Early diagnosed GDM tied to adverse pregnancy outcomes, metabolic disorders
Early-onset gestational diabetes mellitus (GDM) diagnosed by oral glucose tolerance test (OGTT) at 18–20 gestational weeks may lead to maternal and neonatal metabolic disorders and adverse pregnancy outcomes, a recent study has shown.
In this prospective cohort study, each participant underwent two OGTTs, an early OGTT at 18–20 gestational weeks, and a standard OGTT at 24–28 gestational weeks. The authors analysed the reproducibility between early and standard OGTT, as well as compared maternal and neonatal metabolic disorders and pregnancy outcomes across groups.
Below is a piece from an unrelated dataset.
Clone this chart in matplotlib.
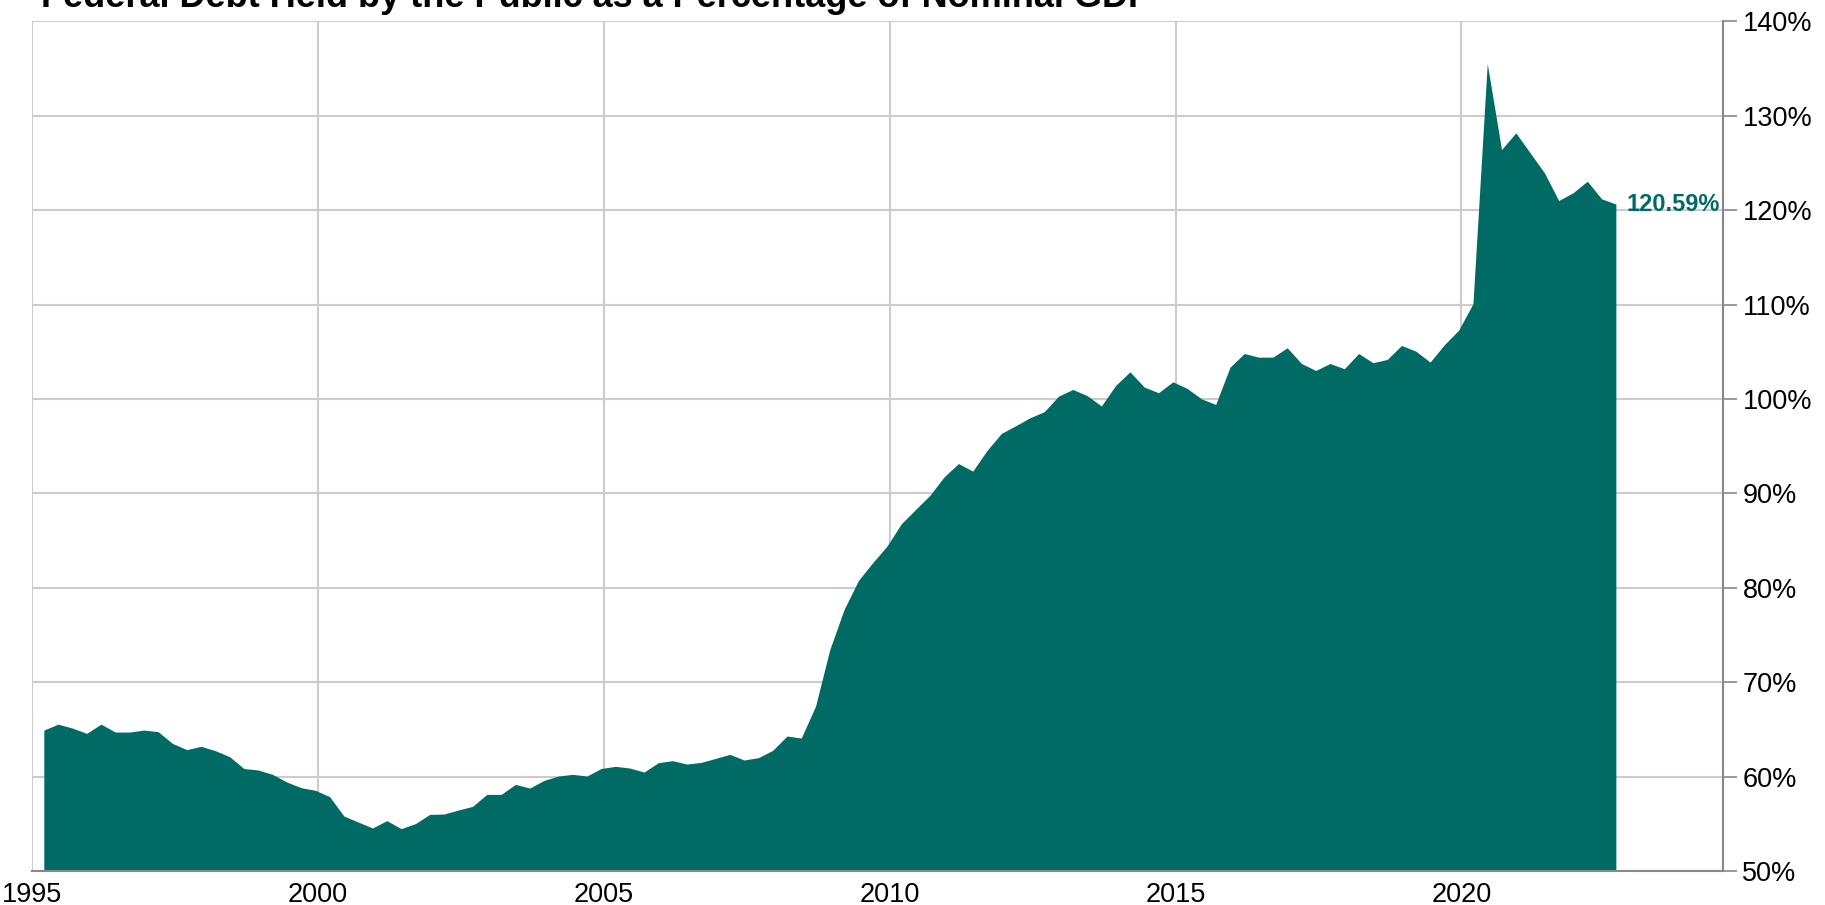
import matplotlib
matplotlib.use("Agg")
import matplotlib.pyplot as plt
import numpy as np

plt.rcParams['font.family'] = ['Liberation Sans', 'DejaVu Sans']

# quarterly debt / GDP ratio (%), 1995Q1 .. 2022Q3
first_year = 1995
debt_pct = [
    64.87, 65.50, 65.08, 64.52, 65.50, 64.66, 64.66, 64.87, 64.70, 63.46,
    62.80, 63.15, 62.69, 62.05, 60.80, 60.64, 60.18, 59.37, 58.77, 58.49,
    57.82, 55.76, 55.13, 54.50, 55.28, 54.43, 54.96, 55.94, 55.98, 56.40,
    56.79, 58.06, 58.06, 59.12, 58.73, 59.54, 60.00, 60.18, 60.00, 60.80,
    61.03, 60.85, 60.42, 61.42, 61.63, 61.27, 61.45, 61.87, 62.30, 61.70,
    61.95, 62.72, 64.24, 64.03, 67.41, 73.42, 77.66, 80.72, 82.60, 84.36,
    86.72, 88.24, 89.73, 91.70, 93.10, 92.30, 94.49, 96.29, 97.10, 97.95,
    98.59, 100.24, 100.95, 100.30, 99.20, 101.38, 102.82, 101.20, 100.60, 101.76,
    101.06, 99.96, 99.36, 103.31, 104.76, 104.37, 104.37, 105.36, 103.70, 102.96,
    103.70, 103.14, 104.76, 103.78, 104.13, 105.61, 105.01, 103.85, 105.69, 107.23,
    110.03, 135.47, 126.36, 128.13, 126.01, 123.90, 120.96, 121.78, 123.01, 121.14,
    120.59,
]
year_ticks = [1995, 2000, 2005, 2010, 2015, 2020]
pct_ticks = [50, 60, 70, 80, 90, 100, 110, 120, 130, 140]

teal = '#006b64'
x = first_year + 0.21 + 0.25 * np.arange(len(debt_pct))
y = np.array(debt_pct)

fig = plt.figure(figsize=(18.25, 9.05), dpi=100)
ax = fig.add_axes([0.0177, 0.0376, 0.9441 - 0.0177, 0.9765 - 0.0376])

ax.fill_between(x, y, 0, color=teal, linewidth=0, zorder=2)

ax.set_xlim(1995.045, 2024.575)
ax.set_ylim(50, 140)
ax.set_xticks(year_ticks)
ax.set_xticklabels([str(t) for t in year_ticks], fontsize=19.5)
ax.set_yticks(pct_ticks)
ax.set_yticklabels([f'{t}%' for t in pct_ticks], fontsize=19.5)

ax.yaxis.tick_right()
ax.tick_params(axis='y', length=10, width=1.2, color='#888888', pad=4)
ax.tick_params(axis='x', length=0, pad=8)

ax.set_axisbelow(True)
ax.grid(True, color='#cccccc', linewidth=1.5)

for side in ['top', 'left']:
    ax.spines[side].set_visible(False)
for side in ['right', 'bottom']:
    ax.spines[side].set_color('#888888')
    ax.spines[side].set_linewidth(1.5)

ax.annotate(f'{debt_pct[-1]:.2f}%', xy=(x[-1], y[-1]), xytext=(7, 0),
            textcoords='offset points', ha='left', va='center',
            fontsize=17, fontweight='bold', color=teal)

fig.text(41 / 1825, 1 - 7 / 905, 'Federal Debt Held by the Public as a Percentage of Nominal GDP',
         fontsize=26, fontweight='bold', ha='left', va='baseline')

fig.savefig('out.png', dpi=100)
Overall, 522 women completed both the early and standard OGTTs. Glucose values were not significantly difference between early and standard OGTTs (fasting: 4.31±0.41 vs 4.29±0.37 mmol/L; p=0.360; 1-hour: 7.68±1.71 vs 7.66±1.59 mmol/L; p=0.826; 2-hour: 6.69±1.47 vs 6.71±1.39 mmol/L; p=0.800). The reproducibility of early and standard OGTT was 74.9 percent.
Pregnant women in the GDM group showed higher glycated haemoglobin, C-peptide, and homeostasis model assessment of insulin resistance in the late gestational period. Neonates born to mothers in the GDM group were also at increased risk of being large for gestational age (odds ratio [OR], 3.665, 95 percent CI, 1.006–11.91) and were more likely to develop neonatal hyperinsulinaemia (OR, 3.652, 95 percent CI, 1.152–10.533).
“Further randomized controlled trials on the therapeutic efficacy for early-onset GDM will confirm the significance of early screening for GDM,” the authors said.